CMS proposes acupuncture coverage for low back pain research

The Centers for Medicare and Medicaid Services (CMS) earlier this week proposed to cover acupuncture for Medicare patients with chronic low back pain who are enrolled participants either in clinical trials sponsored by the National Institutes of Health (NIH) or in CMS-approved studies, according to a statement released by the agency.

Chronic low back pain is defined as pain that persists for 12 weeks or longer, even after an initial injury or underlying cause of acute low back pain has been treated. About 20 percent of people affected by acute low back pain develop chronic low back pain, according to the American Pain Society.

Currently, acupuncture is not covered by Medicare, though injections, braces, implanted neurostimulators, and chiropractic care, as well as some prescription drugs, are covered for chronic low-back pain under certain conditions. CMS conducted reviews and says it recognizes the evidence base for acupuncture has grown in recent years. The studies will allow the government to examine where there is enough evidence to offer Medicare coverage.

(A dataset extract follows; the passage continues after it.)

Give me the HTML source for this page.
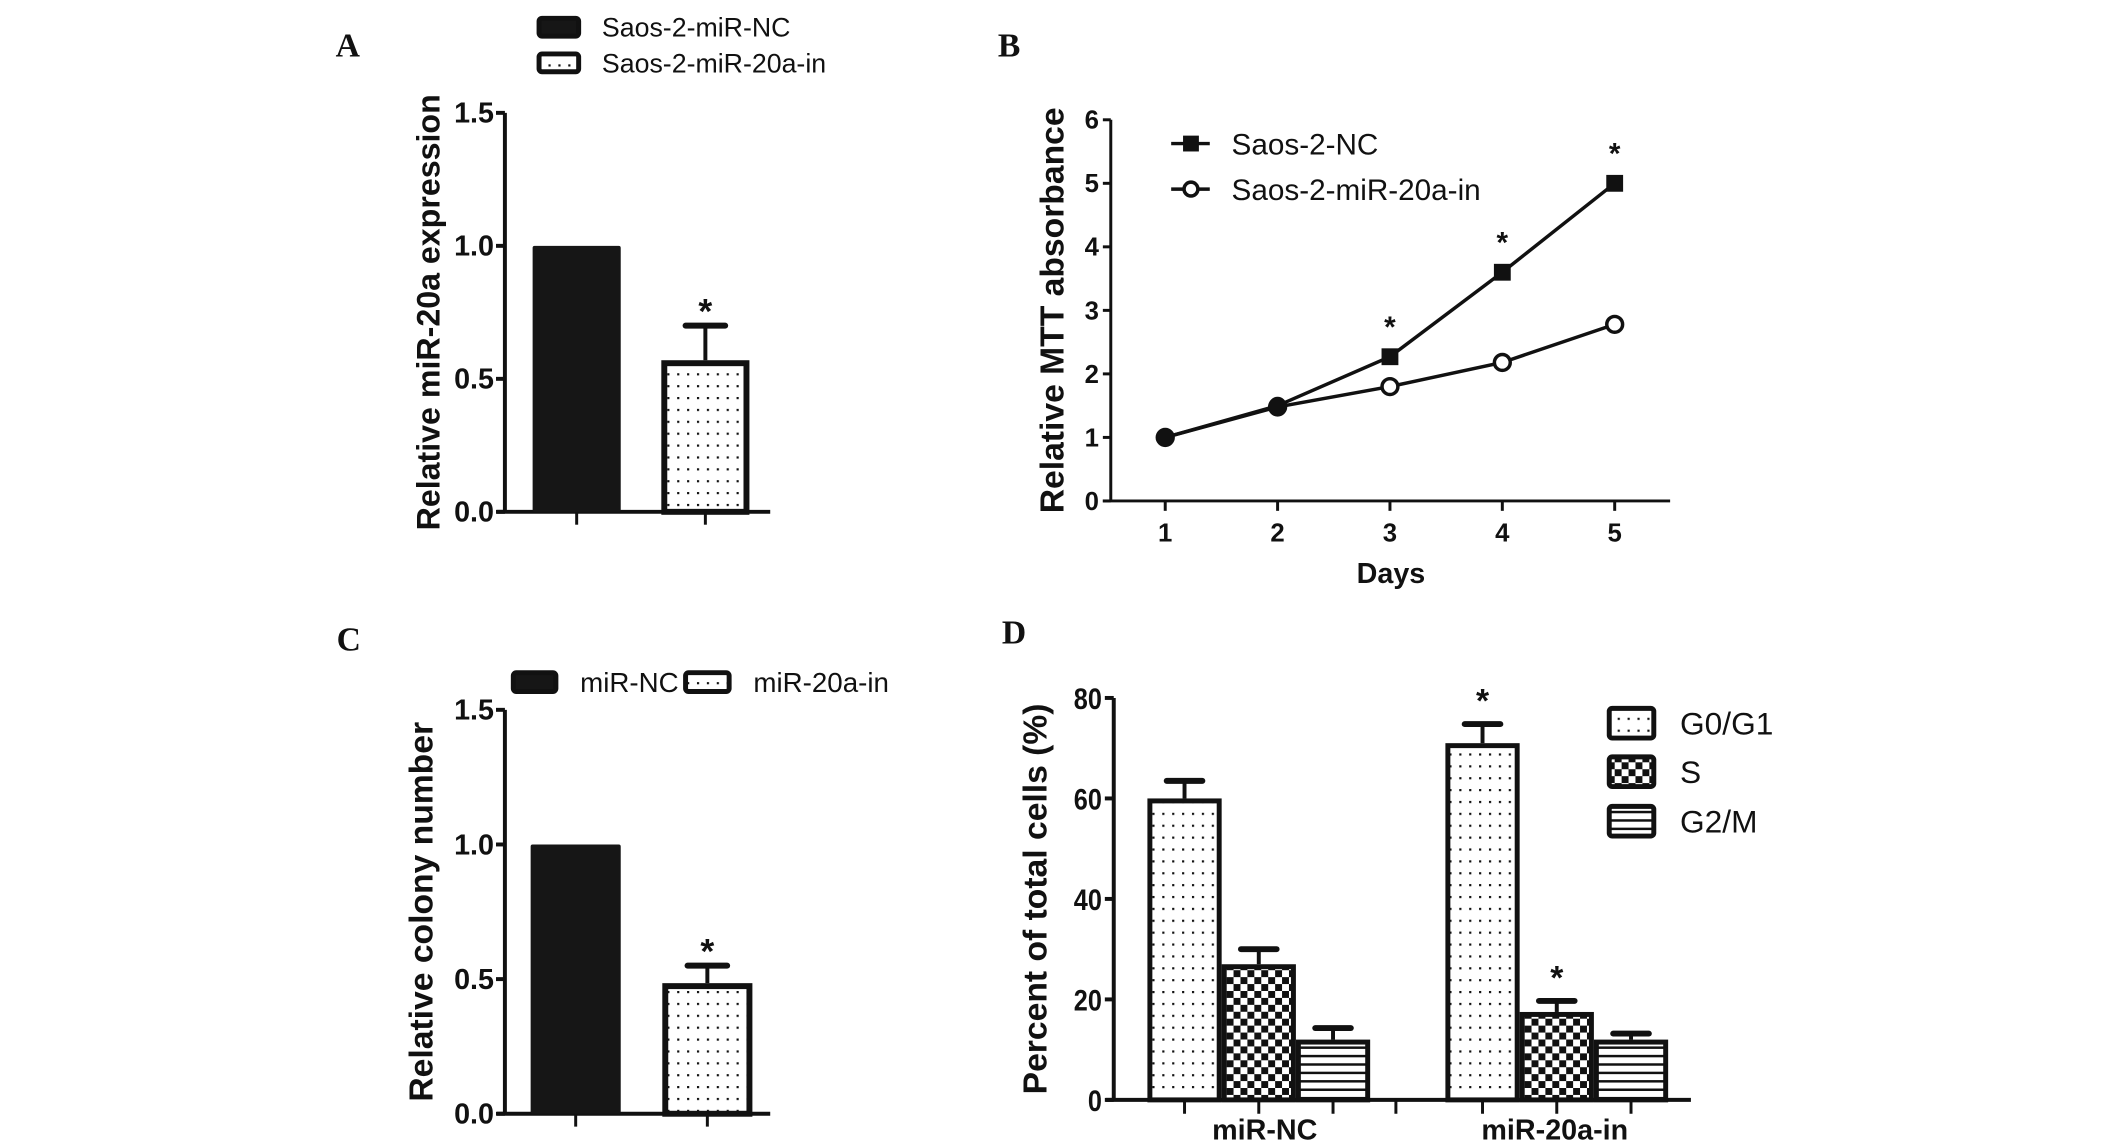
<!DOCTYPE html>
<html><head><meta charset="utf-8"><style>
html,body{margin:0;padding:0;background:#fff;overflow:hidden;}
svg{display:block;}
text{font-family:"Liberation Sans",sans-serif;fill:#111;}
.pl{font-family:"Liberation Serif",serif;font-weight:bold;font-size:34px;}
.tk{font-weight:bold;}
</style></head><body>
<svg id="fig" width="2126" height="1148" viewBox="0 0 2126 1148" xmlns="http://www.w3.org/2000/svg">
<defs>
<pattern id="dots" width="10" height="12" patternUnits="userSpaceOnUse"><rect width="10" height="12" fill="#fff"/><rect x="4" y="5" width="2.2" height="2.2" fill="#111"/></pattern>
<pattern id="check" width="14" height="14" patternUnits="userSpaceOnUse"><rect width="14" height="14" fill="#fff"/><rect width="7" height="7" fill="#111"/><rect x="7" y="7" width="7" height="7" fill="#111"/></pattern>
<pattern id="hlines" width="10" height="8.5" patternUnits="userSpaceOnUse"><rect width="10" height="8.5" fill="#fff"/><rect y="3" width="10" height="2.5" fill="#111"/></pattern>
</defs>
<g transform="scale(0.99)">
<text class="pl" x="339" y="57">A</text>
<text class="pl" x="1008" y="57">B</text>
<text class="pl" x="340" y="657">C</text>
<text class="pl" x="1012" y="650">D</text>
<g id="ga"></g>
<g id="gb"></g>
<g id="gc"></g>
<g id="gd"></g>
</g>
</svg>
<script>
// Panel A
const aCategories = ["Saos-2-miR-NC","Saos-2-miR-20a-in"];
const aValues = [1.0, 0.57];
const aErrors = [0, 0.13];
const aTicks = ["0.0","0.5","1.0","1.5"];
const aStars = [false, true];
// Panel B
const bDays = [1,2,3,4,5];
const bNC = [1.0, 1.5, 2.27, 3.6, 5.0];
const bIn = [1.0, 1.48, 1.8, 2.18, 2.78];
const bTicks = ["0","1","2","3","4","5","6"];
const bStars = [false,false,true,true,true];
// Panel C
const cCategories = ["miR-NC","miR-20a-in"];
const cValues = [1.0, 0.485];
const cErrors = [0, 0.065];
const cTicks = ["0.0","0.5","1.0","1.5"];
const cStars = [false, true];
// Panel D
const dGroups = ["miR-NC","miR-20a-in"];
const dPhases = ["G0/G1","S","G2/M"];
const dG0 = [60, 71];
const dS = [27, 17.5];
const dG2 = [12, 12];
const dErrG0 = [3.5, 3.8];
const dErrS = [3.0, 2.2];
const dErrG2 = [2.3, 1.2];
const dStarG0 = [false, true];
const dStarS = [false, true];
const dTicks = ["0","20","40","60","80"];

const NS="http://www.w3.org/2000/svg";
function mk(parent,tag,attrs,txt){const e=document.createElementNS(NS,tag);for(const k in attrs)e.setAttribute(k,attrs[k]);if(txt!==undefined)e.textContent=txt;parent.appendChild(e);return e;}

function barPanel(g,cfg,cats,vals,errs,ticks,stars,pfx){
  const y=v=>cfg.y0-(v/cfg.max)*(cfg.y0-cfg.yTop);
  let e=mk(g,'line',{x1:cfg.ax,y1:cfg.yTop,x2:cfg.ax,y2:cfg.y0,stroke:'#111','stroke-width':4});
  
  e=mk(g,'line',{x1:cfg.ax-8,y1:cfg.y0,x2:cfg.axEnd,y2:cfg.y0,stroke:'#111','stroke-width':4});
  
  ticks.forEach(t=>{const v=parseFloat(t);const yy=y(v);
    mk(g,'line',{x1:cfg.ax-9,y1:yy,x2:cfg.ax,y2:yy,stroke:'#111','stroke-width':4});
    e=mk(g,'text',{x:cfg.ax-11,y:yy+10,'text-anchor':'end','font-size':29,class:'tk'},t);
    
  });
  e=mk(g,'text',{x:0,y:0,transform:`translate(${cfg.labX},${(cfg.yTop+cfg.y0)/2}) rotate(-90)`,'text-anchor':'middle','font-size':cfg.labFs,class:'tk'},cfg.ylabel);
  
  cats.forEach((c,i)=>{
    const x0=cfg.bx[i],w=cfg.bw,top=y(vals[i]),cx=x0+w/2;
    mk(g,'line',{x1:cx,y1:cfg.y0,x2:cx,y2:cfg.y0+13,stroke:'#111','stroke-width':3});
    if(errs[i]>0){const ye=y(vals[i]+errs[i]);
      mk(g,'line',{x1:cx,y1:top,x2:cx,y2:ye,stroke:'#111','stroke-width':4});
      mk(g,'line',{x1:cx-20,y1:ye,x2:cx+20,y2:ye,stroke:'#111','stroke-width':6,'stroke-linecap':'round'});}
    let b;
    if(i==0) b=mk(g,'rect',{x:x0,y:top,width:w,height:cfg.y0-top,fill:'#161616',rx:2});
    else b=mk(g,'rect',{x:x0+3,y:top+3,width:w-6,height:cfg.y0-top-3,fill:'url(#dots)',stroke:'#111','stroke-width':6});
    
    if(stars[i]){const ys=y(vals[i]+errs[i])-14;
      e=mk(g,'text',{x:cx,y:ys+12,'text-anchor':'middle','font-size':36,class:'tk'},'*');
      }
  });
}
function legendBox(g,x,y,w,h,fill,name){
  const r=mk(g,'rect',{x:x+2.5,y:y+2.5,width:w-5,height:h-5,fill:fill,stroke:'#111','stroke-width':5,rx:3});
  
}

// A
const ga=document.getElementById('ga');
barPanel(ga,{ax:510,axEnd:778,y0:517,yTop:114,max:1.5,bx:[538,668],bw:89,labX:444,labFs:32.5,ylabel:'Relative miR-20a expression'},aCategories,aValues,aErrors,aTicks,aStars,'a');
legendBox(ga,542,16,45,23,'#161616','a-legend-swatch-nc');
legendBox(ga,542,52,45,23,'url(#dots)','a-legend-swatch-in');
let t=mk(ga,'text',{x:608,y:37,'font-size':27},aCategories[0]);
t=mk(ga,'text',{x:608,y:73,'font-size':27},aCategories[1]);

// C
const gc=document.getElementById('gc');
barPanel(gc,{ax:510,axEnd:778,y0:1125,yTop:717,max:1.5,bx:[536,669],bw:91,labX:437,labFs:34,ylabel:'Relative colony number'},cCategories,cValues,cErrors,cTicks,cStars,'c');
legendBox(gc,516,677,48,24,'#161616','c-legend-swatch-nc');
legendBox(gc,690,677,49,24,'url(#dots)','c-legend-swatch-in');
t=mk(gc,'text',{x:586,y:699,'font-size':28},cCategories[0]);
t=mk(gc,'text',{x:761,y:699,'font-size':28},cCategories[1]);

// B
const gb=document.getElementById('gb');
(function(){
  const ax=1122,y0=506,yTop=121,axEnd=1687;
  const x=d=>1177+(d-1)*(1631-1177)/4;
  const y=v=>y0-v/6*(y0-yTop);
  let e=mk(gb,'line',{x1:ax,y1:yTop,x2:ax,y2:y0,stroke:'#111','stroke-width':3});
  
  e=mk(gb,'line',{x1:ax-8,y1:y0,x2:axEnd,y2:y0,stroke:'#111','stroke-width':3});
  
  bTicks.forEach(tk=>{const yy=y(parseFloat(tk));
    mk(gb,'line',{x1:ax-8,y1:yy,x2:ax,y2:yy,stroke:'#111','stroke-width':3});
    e=mk(gb,'text',{x:ax-12,y:yy+9,'text-anchor':'end','font-size':26,class:'tk'},tk);
    });
  bDays.forEach(d=>{const xx=x(d);
    mk(gb,'line',{x1:xx,y1:y0,x2:xx,y2:y0+10,stroke:'#111','stroke-width':3});
    e=mk(gb,'text',{x:xx,y:547,'text-anchor':'middle','font-size':26,class:'tk'},String(d));
    });
  e=mk(gb,'text',{x:1405,y:589,'text-anchor':'middle','font-size':29,class:'tk'},'Days');
  
  e=mk(gb,'text',{x:0,y:0,transform:`translate(1074,${(yTop+y0)/2}) rotate(-90)`,'text-anchor':'middle','font-size':34,class:'tk'},'Relative MTT absorbance');
  
  const pIn=bDays.map((d,i)=>x(d)+','+y(bIn[i])).join(' ');
  const pNC=bDays.map((d,i)=>x(d)+','+y(bNC[i])).join(' ');
  e=mk(gb,'polyline',{points:pIn,fill:'none',stroke:'#111','stroke-width':3.5});
  
  e=mk(gb,'polyline',{points:pNC,fill:'none',stroke:'#111','stroke-width':3.5});
  
  bDays.forEach((d,i)=>{
    e=mk(gb,'circle',{cx:x(d),cy:y(bIn[i]),r:8,fill:i<2?'#111':'#fff',stroke:'#111','stroke-width':3.5});
    
    if(i<2){e=mk(gb,'circle',{cx:x(d),cy:y(bNC[i]),r:9,fill:'#111'});}
    else e=mk(gb,'rect',{x:x(d)-8.5,y:y(bNC[i])-8.5,width:17,height:17,fill:'#111'});
    
    if(bStars[i]){e=mk(gb,'text',{x:x(d),y:y(bNC[i])-20,'text-anchor':'middle','font-size':30,class:'tk'},'*');
      }
  });
  mk(gb,'line',{x1:1183,y1:145,x2:1222,y2:145,stroke:'#111','stroke-width':3.5});
  e=mk(gb,'rect',{x:1195,y:137,width:16,height:16,fill:'#111'});
  mk(gb,'line',{x1:1183,y1:191,x2:1222,y2:191,stroke:'#111','stroke-width':3.5});
  e=mk(gb,'circle',{cx:1203,cy:191,r:7,fill:'#fff',stroke:'#111','stroke-width':3.5});
  e=mk(gb,'text',{x:1244,y:156,'font-size':30},'Saos-2-NC');
  e=mk(gb,'text',{x:1244,y:202,'font-size':30},'Saos-2-miR-20a-in');
})();

// D
const gd=document.getElementById('gd');
(function(){
  const ax=1125,y0=1111,yTop=705,axEnd=1708;
  const y=v=>y0-v/80*(y0-yTop);
  const groupX=[1159,1460], bw=75;
  let e=mk(gd,'line',{x1:ax,y1:yTop,x2:ax,y2:y0,stroke:'#111','stroke-width':4});
  
  e=mk(gd,'line',{x1:ax-8,y1:y0,x2:axEnd,y2:y0,stroke:'#111','stroke-width':4});
  
  dTicks.forEach(tk=>{const yy=y(parseFloat(tk));
    mk(gd,'line',{x1:ax-9,y1:yy,x2:ax,y2:yy,stroke:'#111','stroke-width':4});
    e=mk(gd,'text',{x:ax-12,y:yy+11,'text-anchor':'end','font-size':30,class:'tk',transform:`translate(${(ax-12)*0.15},0) scale(0.85,1)`},tk);
    });
  e=mk(gd,'text',{x:0,y:0,transform:`translate(1057,${(yTop+y0)/2}) rotate(-90)`,'text-anchor':'middle','font-size':34,class:'tk'},'Percent of total cells (%)');
  
  const series=[[dG0,dErrG0,'url(#dots)',dStarG0],[dS,dErrS,'url(#check)',dStarS],[dG2,dErrG2,'url(#hlines)',[false,false]]];
  dGroups.forEach((gname,gi)=>{
    series.forEach((s,si)=>{
      const x0=groupX[gi]+si*bw,top=y(s[0][gi]),cx=x0+bw/2,ye=y(s[0][gi]+s[1][gi]);
      mk(gd,'line',{x1:cx,y1:y0,x2:cx,y2:y0+14,stroke:'#111','stroke-width':3});
      mk(gd,'line',{x1:cx,y1:top,x2:cx,y2:ye,stroke:'#111','stroke-width':4});
      mk(gd,'line',{x1:cx-18,y1:ye,x2:cx+18,y2:ye,stroke:'#111','stroke-width':6,'stroke-linecap':'round'});
      e=mk(gd,'rect',{x:x0+2.5,y:top+2.5,width:bw-5,height:y0-top-2.5,fill:s[2],stroke:'#111','stroke-width':5});
      
      if(s[3][gi]){e=mk(gd,'text',{x:cx,y:ye-12,'text-anchor':'middle','font-size':34,class:'tk'},'*');
        }
    });
    e=mk(gd,'text',{x:groupX[gi]+bw*1.5+(gi?-2:6),y:1151,'text-anchor':'middle','font-size':29,class:'tk'},gname);
    
  });
  mk(gd,'line',{x1:1410,y1:y0,x2:1410,y2:y0+14,stroke:'#111','stroke-width':3});
  const ly=[713,762,812],fills=['url(#dots)','url(#check)','url(#hlines)'];
  dPhases.forEach((p,i)=>{
    legendBox(gd,1623,ly[i],50,35,fills[i],'d-legend-swatch-'+(i+1));
    e=mk(gd,'text',{x:1697,y:ly[i]+29,'font-size':32},p);
    
  });
})();
</script>
</body></html>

As part of the Opioids Workgroup and Evidence Generation Workgroup, CMS has already been collaborating with the NIH to launch studies in acupuncture for treatment of low back pain in adults 65 years and old. Under the new proposal, CMS will continue to collaborate with the NIH further to develop evidence that will inform future Medicare coverage determinations for acupuncture treatment for beneficiaries with low back pain.

“Chronic low back pain impacts many Medicare patients and is a leading reason for opioid prescribing,” said Kimberly Brandt, principal deputy administrator of operations and policy for CMS, in the statement. “Today’s proposed decision would provide Medicare patients who suffer from chronic low back pain with access to a nonpharmacologic treatment option and could help reduce reliance on prescription opioids. CMS will work closely with our sister agencies to monitor outcomes for Medicare beneficiaries receiving acupuncture to inform our understanding of the efficacy of this therapeutic approach.”